Another witness was the mother of the baby who had been circumcised, as described above. She testified that she lived not far from our residence, and, realizing it was the home of a one-time Jewish leader, she often watched to see who came to us and how the Jewish populace related to such people. She said that she never noticed any activity around our home or anyone ever approaching the old man for any purpose.

Coming from the wife of a veteran Communist worker who held a high position, her testimony was especially well regarded.

The defendant, my husband, felt extremely bad and uncomfortable. He was terribly pale. His true desire was to declare aloud, so that everyone would hear, “I myself live 100% religiously, and, as much as I can, I want to influence whomever I can and wherever I can, to do the same.” But he had to speak very differently.

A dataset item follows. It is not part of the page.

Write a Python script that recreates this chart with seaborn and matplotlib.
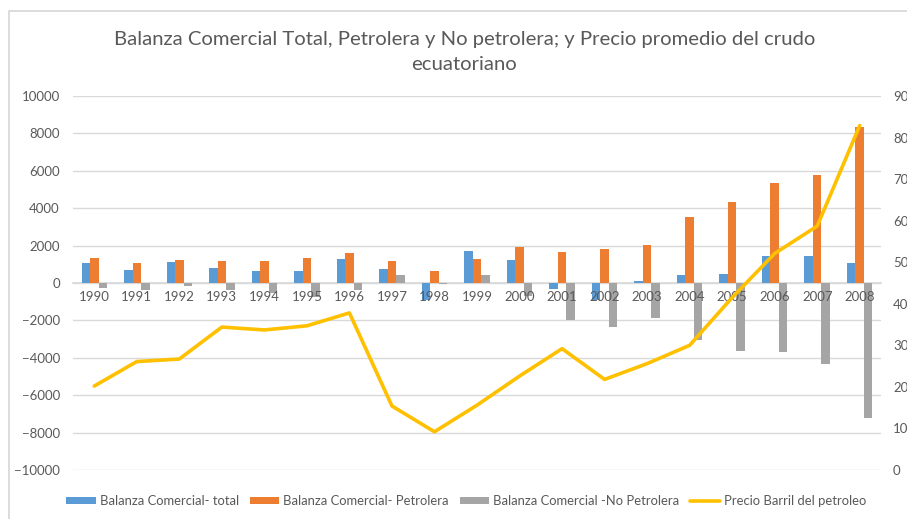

After listening to all the testimony, and seeing how upsetting this was to my husband, the judges asked him very few questions. But it was an enormous strain on him, leaving very unpleasant feelings.

Declared innocent

He was declared innocent of all charges against him. Normally, the judges’ decision would be publicized five days after the trial. In our case, however, just one hour after the close of the trial, we were unofficially informed that everything was all right.

One of the female “people’s judges,”12 who had participated in the trial, was consulted as to what verdict should be issued, and in general as to how this case should be handled. Some had wanted it to focus not on an individual but to serve as a public display of the conduct of a highly regarded religious leader. This judge, who was not Jewish, asked a Jewish female friend of hers to let Schneerson know their verdict so that he shouldn’t have to suffer for five days before being officially informed.

This was one of the difficult ordeals we experienced quite often. My husband always emerged with honor and was treated in the finest manner. Yet it didn’t add any peace of mind, and we always needed to “go to war” for something or other.